“What really matters for success, character, happiness and lifeline achievements is a definite set of emotional skills, not just purely cognitive abilities that are measured by conventional IQ tests”
– Daniel Goleman
Last week, I published a blog post about the importance of emotion in the workplace. As people, we seek meaning and a sense of belonging in everything we do. We want to feel as if we are part of something bigger than ourselves, that our work has meaning, that we are contributing to the group’s performance and that our efforts are valued by others.
When people experience a sense of belonging, they operate with an authentic sense of self. Empowered to be themselves and released from the pressure of conformity, in this state of mind, people bring their highest, best gifts forward. So what can we do to create a sense of belonging and meaning in the workplace? It all starts with an emotional culture.
Meaning and belonging aren’t created in a vacuum. Rather, because we are intrinsically emotional creatures, meaning and belonging emerge when we operate in cultures that promote and accept our emotional truths. When you feel comfortable expressing yourself and your emotions in your environment, you allow yourself the ability to experience your workplace completely. Only when people experience work both emotionally and rationally, as opposed to strictly rationally, can they cultivate a true sense of meaning and belonging. That’s the goal.
As mentioned in last week’s blog, we know that suppressing the emotional elements of our organizational culture limits our passion, creativity, and purpose, thus hindering our potential.
When leaders promote values, send symbols, and emit an energy or other culture shapers to suggest that emotions are not welcome, we go into a shell. We become hesitant to show our emotions. When encouraged to be more emotional, if the surrounding culture is not supportive, we respond negatively. Common objections include:
- “Why do I have to name my emotions? Isn’t it better for me to remain objective and Unemotional?”

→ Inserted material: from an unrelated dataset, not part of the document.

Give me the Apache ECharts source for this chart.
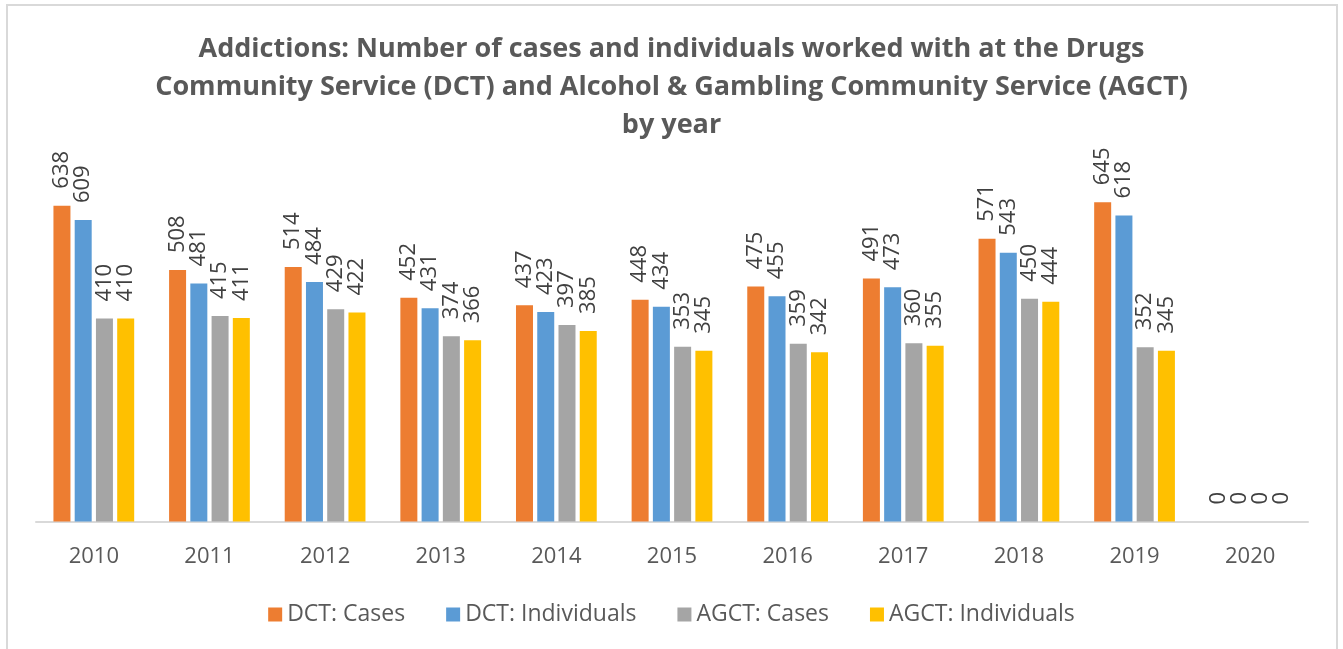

- “Why do I have to ask the other person what they feel? Isn’t that stepping over the line and too personal?”
- “What if I ask and their emotions are out of control? What am I supposed to do then?”
- “We make a point of separating emotions from the workplace. After all, we’re here to work, nothing else. They’re not appropriate and only cause problems.” – Ronna Detrick
What does an emotional culture look like for me, the employee?
Emotional cultures where employees feel they can “be myself” are essential for learning and performance. Sadly, that sense of authentic connection exists at too few companies for too few employees today. For instance, fewer than half of employees strongly agree that they feel they belong at their organization, an alarming number feel burned out and lonely and only 3 in 10 employees strongly agree that their top leaders emphasize teamwork & cooperation. – HR Research, 2020.
So what gets in the way of the emotional culture and creating that sense of belonging, meaning and connectedness to the workplace?
The top three barriers are: a heavy workload, lack of appreciation or recognition for contributions and inadequate leadership or management. – HR Research, 2020.
These barriers persist when we don’t feel comfortable expressing our frustrations, fears, anxieties or other struggles with change. Creating a work environment that encourages healthy expressions of emotion can significantly reduce the tension we experience, enhance our sense of belonging and meaning, and ultimately boost our commitment and engagement on a huge scale.
When we ignore our emotions and the emotions of others in the workplace, we contribute to the ongoing suppression of an emotional culture. We, as employees, play a role in cultivating the environment we want to experience and find most productive. As you think of ways you can lead with your emotions and encourage others in the workplace to do so, remember the risk you face if your “true self” is hidden.
- Emotions catalyze positive change; when we ignore them we miss out on the positive changes
- Not allowing or honoring emotions risks losing our humanity and our ability to fully connect with those around us
- Resisting and denying part of who we are demands the same of others. Therefore, only part of everyone shows up for any conversation
- Improving or resolving tension becomes more difficult when trying to exist in a “culture of nice”
- Seeing a change in behavior (self and others) requires a connection with both positive and negative emotions related to any change or undertaking
- Ignoring or suppressing how you feel is harmful – Ronna Detrick
“Every emotion you have — when named, acknowledged, and allowed — holds vast wisdom. They are the key to your behavior, your actions, your results, and everything that happens from this point forward.”